Mit der ästhetischen Medizin erwirtschaftet Croma bereits ein Drittel des Gesamtumsatzes. Kernkompetenz und Hauptumsatzbringer sind Hyaluronsäureprodukte, die sowohl in der Nachbehandlung von Augenoperationen, etwa den "Grauen Star", als auch gegen trockene Augen eingesetzt werden (Olixia). Die sogenannten Viskoelastika, die in Leobendorf abgefüllt und weltweit vertrieben werden, kommen auch im orthopädischen Bereich bei Gelenksentzündungen zum Einsatz. Croma setzt dabei zunehmend auf Eigenentwicklung. "Früher haben wir 90 Prozent Fremdprodukte vertrieben, jetzt sind es 95 Prozent Eigenprodukte", sagt Martin Prinz, der ein Team aus 40 Forschern leitet. Insgesamt beschäftigt Croma 470 Mitarbeiter in 16 Ländern und setzte im Vorjahr rund 80 Mio. Euro um. Noch heuer ist der Einstieg in der Schweiz und Ungarn geplant.

Börsengang

Um als Global Player besser aufgestellt zu sein, hat Croma sein Geschäft in drei Business-Einheiten aufgegliedert und schließt nicht aus, das Anti-Aging-Geschäft in drei bis fünf Jahren an die Börse zu bringen. "Der Markt explodiert gerade, das wäre an der Börse gut darstellbar", meint Prinz. Möglich wäre auch der Einstieg eines Finanzinvestors, der einen Minderheitsanteil übernimmt und nach ein paar Jahren wieder aussteigt. "Wir sind für alles offen, haben aber keinen besonderen Zeitdruck". Die Zulassungen seien teuer, da könne man mit höheren Mitteleinsatz schon rascher wachsen. Auch Übernahmen werden nicht ausgeschlossen.
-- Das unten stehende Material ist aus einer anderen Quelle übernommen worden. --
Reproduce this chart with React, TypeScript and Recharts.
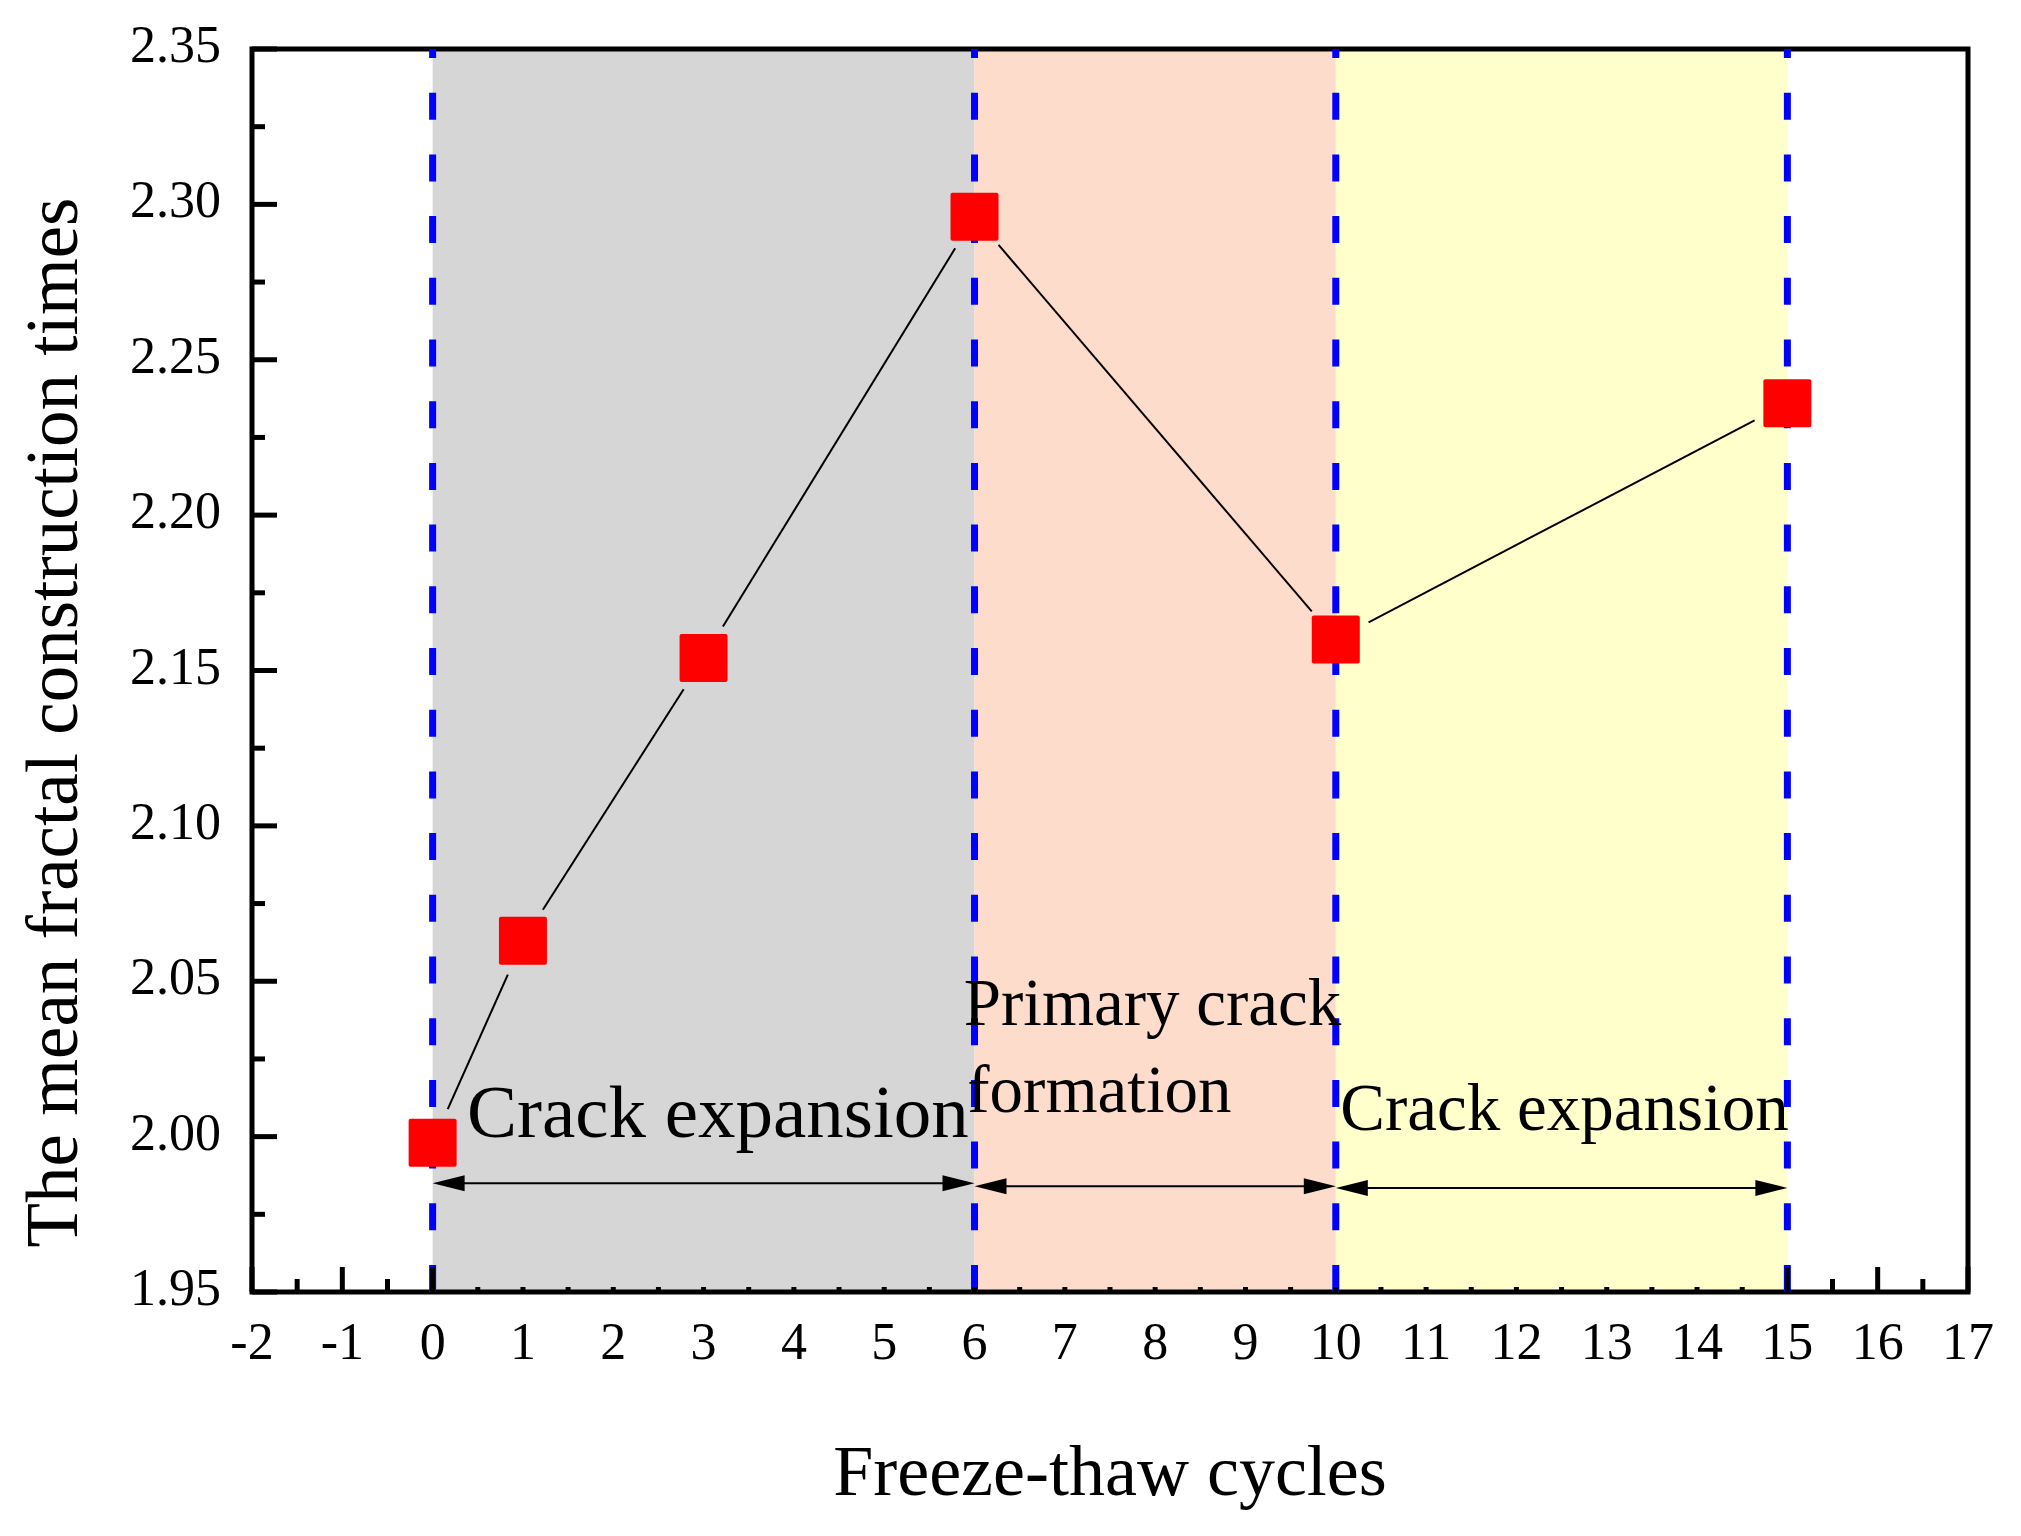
import React from "react";
import {
  ComposedChart,
  XAxis,
  YAxis,
  Scatter,
  ReferenceArea,
  ReferenceLine,
  ReferenceDot,
  Label,
} from "recharts";

// page has an 8px body margin by default, drop it so the chart fills the window
document.body.style.margin = "0";

const cycles = [0, 1, 3, 6, 10, 15];
const fractalTimes = [1.998, 2.063, 2.154, 2.296, 2.16, 2.236];

// axis ticks
const xMajorTicks = [-2, -1, 0, 1, 2, 3, 4, 5, 6, 7, 8, 9, 10, 11, 12, 13, 14, 15, 16, 17];
const yMajorTicks = [1.95, 2.0, 2.05, 2.1, 2.15, 2.2, 2.25, 2.3, 2.35];

// stages: boundaries, fill colours and the double arrow level under each
const stageBounds = [0, 6, 10, 15];
const stageColors = ["#d6d6d6", "#fddccb", "#ffffcc"];
const arrowLevels = [1.985, 1.984, 1.9835];

// annotation texts and their data anchors (left edge, baseline)
const noteTexts = ["Crack expansion", "Primary crack", "formation", "Crack expansion"];
const noteX = [0.38, 5.88, 5.92, 10.05];
const noteY = [2.0, 2.036, 2.008, 2.002];
const noteBig = [true, false, false, false];

const data = cycles.map((c, i) => ({ cycle: c, value: fractalTimes[i] }));

const xTicks = xMajorTicks.flatMap((t, i) =>
  i < xMajorTicks.length - 1 ? [t, t + 0.5] : [t]
);
const yTicks = yMajorTicks.flatMap((t, i) =>
  i < yMajorTicks.length - 1 ? [t, +(t + 0.025).toFixed(3)] : [t]
);

const FONT = "'Liberation Serif', 'Times New Roman', serif";

const isMajor = (v: number, list: number[]) =>
  list.some((t) => Math.abs(t - v) < 1e-9);

// inside the shaded stages the fill hides the ticks, only a small stub shows
const shadeStart = stageBounds[0];
const shadeEnd = stageBounds[stageBounds.length - 1];

const XTick = (props: any) => {
  const { x, y, payload } = props;
  const v = payload.value;
  const major = isMajor(v, xMajorTicks);
  const covered = v > shadeStart && v < shadeEnd;
  const len = covered ? 5 : major ? 25 : 13;
  return (
    <g>
      <line x1={x} y1={y} x2={x} y2={y - len} stroke="#000" strokeWidth={5} />
      {major && (
        <text x={x} y={y + 67} textAnchor="middle" fontSize={52} fontFamily={FONT} fill="#000">
          {String(v)}
        </text>
      )}
    </g>
  );
};

const YTick = (props: any) => {
  const { x, y, payload } = props;
  const v = payload.value;
  const major = isMajor(v, yMajorTicks);
  return (
    <g>
      <line x1={x} y1={y} x2={x + (major ? 25 : 13)} y2={y} stroke="#000" strokeWidth={5} />
      {major && (
        <text x={x - 31} y={y + 13} textAnchor="end" fontSize={52} fontFamily={FONT} fill="#000">
          {v.toFixed(2)}
        </text>
      )}
    </g>
  );
};

const XTitle = (props: any) => {
  const vb = props.viewBox;
  return (
    <text
      x={vb.x + vb.width / 2}
      y={vb.y + 203}
      textAnchor="middle"
      fontSize={72}
      fontFamily={FONT}
      fill="#000"
    >
      Freeze-thaw cycles
    </text>
  );
};

const YTitle = (props: any) => {
  const vb = props.viewBox;
  const px = vb.x + 77;
  const py = vb.y + vb.height / 2 + 52;
  return (
    <text
      x={px}
      y={py}
      transform={`rotate(-90, ${px}, ${py})`}
      textAnchor="middle"
      fontSize={73}
      fontFamily={FONT}
      fill="#000"
    >
      The mean fractal construction times
    </text>
  );
};

// the connecting line stops short of each marker, like the original plot
const GapLine = (props: any) => {
  const pts = props.points || [];
  const gap = 37;
  const segs = [];
  for (let i = 0; i < pts.length - 1; i++) {
    const a = pts[i];
    const b = pts[i + 1];
    const dx = b.x - a.x;
    const dy = b.y - a.y;
    const len = Math.sqrt(dx * dx + dy * dy);
    const ux = dx / len;
    const uy = dy / len;
    segs.push(
      <line
        key={i}
        x1={a.x + ux * gap}
        y1={a.y + uy * gap}
        x2={b.x - ux * gap}
        y2={b.y - uy * gap}
        stroke="#000"
        strokeWidth={2}
      />
    );
  }
  return <g>{segs}</g>;
};

const SquareMarker = (props: any) => {
  const { cx, cy } = props;
  return <rect x={cx - 24} y={cy - 24} width={48} height={48} rx={2} fill="#ff0000" />;
};

const DoubleArrow = (props: any) => {
  const { x1, y1, x2, y2 } = props;
  const L = 32;
  const H = 8;
  return (
    <g>
      <line x1={x1 + 10} y1={y1} x2={x2 - 10} y2={y2} stroke="#000" strokeWidth={2} />
      <polygon points={`${x1},${y1} ${x1 + L},${y1 - H} ${x1 + L},${y1 + H}`} fill="#000" />
      <polygon points={`${x2},${y2} ${x2 - L},${y2 - H} ${x2 - L},${y2 + H}`} fill="#000" />
    </g>
  );
};

export default function App() {
  return (
    <ComposedChart
      width={2021}
      height={1536}
      margin={{ top: 49, right: 53, bottom: 0, left: 0 }}
      style={{ background: "#fff" }}
    >
      <XAxis
        dataKey="cycle"
        type="number"
        domain={[-2, 17]}
        ticks={xTicks}
        interval={0}
        tick={<XTick />}
        tickSize={0}
        tickMargin={0}
        tickLine={false}
        axisLine={false}
        height={244}
        allowDataOverflow
      >
        <Label content={<XTitle />} />
      </XAxis>
      <YAxis
        dataKey="value"
        type="number"
        domain={[1.95, 2.35]}
        ticks={yTicks}
        interval={0}
        tick={<YTick />}
        tickSize={0}
        tickMargin={0}
        tickLine={false}
        axisLine={false}
        width={252}
        allowDataOverflow
      >
        <Label content={<YTitle />} />
      </YAxis>

      {stageColors.map((c, i) => (
        <ReferenceArea
          key={`stage-${i}`}
          x1={stageBounds[i]}
          x2={stageBounds[i + 1]}
          y1={1.95}
          y2={2.35}
          fill={c}
          fillOpacity={1}
          stroke="none"
          ifOverflow="visible"
        />
      ))}

      <ReferenceArea
        x1={-2}
        x2={17}
        y1={1.95}
        y2={2.35}
        fill="none"
        fillOpacity={0}
        stroke="#000"
        strokeWidth={5}
        ifOverflow="visible"
      />

      <Scatter
        data={data}
        dataKey="value"
        line={(p: any) => <GapLine {...p} />}
        lineType="joint"
        shape={(p: any) => <SquareMarker {...p} />}
        isAnimationActive={false}
      />

      {arrowLevels.map((lvl, i) => (
        <ReferenceLine
          key={`arrow-${i}`}
          segment={[
            { x: stageBounds[i], y: lvl },
            { x: stageBounds[i + 1], y: lvl },
          ]}
          shape={(p: any) => <DoubleArrow {...p} />}
          ifOverflow="visible"
        />
      ))}

      {noteTexts.map((t, i) => (
        <ReferenceDot
          key={`note-${i}`}
          x={noteX[i]}
          y={noteY[i]}
          r={0}
          ifOverflow="visible"
          shape={(p: any) => (
            <text
              x={p.cx}
              y={p.cy}
              fontSize={noteBig[i] ? 75 : 67}
              fontFamily={FONT}
              fill="#000"
            >
              {t}
            </text>
          )}
        />
      ))}

      {stageBounds.map((b) => (
        <ReferenceLine
          key={`bound-${b}`}
          x={b}
          stroke="#0000ff"
          strokeWidth={7}
          strokeDasharray="27 34.7"
          ifOverflow="visible"
        />
      ))}
    </ComposedChart>
  );
}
In der ästhetischen Medizin bahnt sich einer der größten Pharma-Deals überhaupt an. Der kanadische Pharmakonzern Valeant greift nach dem weltgrößten Botox-Hersteller Allergan und will dafür 53 Milliarden Dollar (39 Milliarden Euro) hinblättern. Doch die Kanadier beißen trotz mehrfacher Erhöhung des Kaufangebots bei Allergan auf Granit. Die US-Amerikaner lehnten bisher alle Offerte als zu niedrig ab und fürchten nun eine feindliche Übernahme durch Valeant.

Profite, die unter die Haut gehen
Denn dieser soll bereits Verhandlungen mit Hedgefonds führen, die größere Anteile an Allergan halten und zum Ausstieg bereit sind. Valeant ist dafür bekannt, Unternehmen mit erfolgreichen Produkten aufzukaufen, um nicht selbst in teure Forschung und Entwicklung investieren zu müssen. Das Nervengift Botulinum wird vor allem an Mäusen erprobt und sorgt daher immer wieder für Kritik bei Tierschützern. Allergan setzte im Vorjahr allein mit Botox fast zwei Milliarden Dollar um. Das Unternehmen ist auch Marktführer bei Brustimplantaten aus Silikon und in der Augenheilkunde tätig.
Wie lukrativ der Markt für Anti-Faltenmittel ist, zeigt auch die Expansion des Nahrungsmittelriesen Nestlé. Ende Mai erwarb Nestlé für 1,4 Milliarden Dollar Vermarktungsrechte von Valeant-Produkten für Schönheitsbehandlungen in Nordamerika.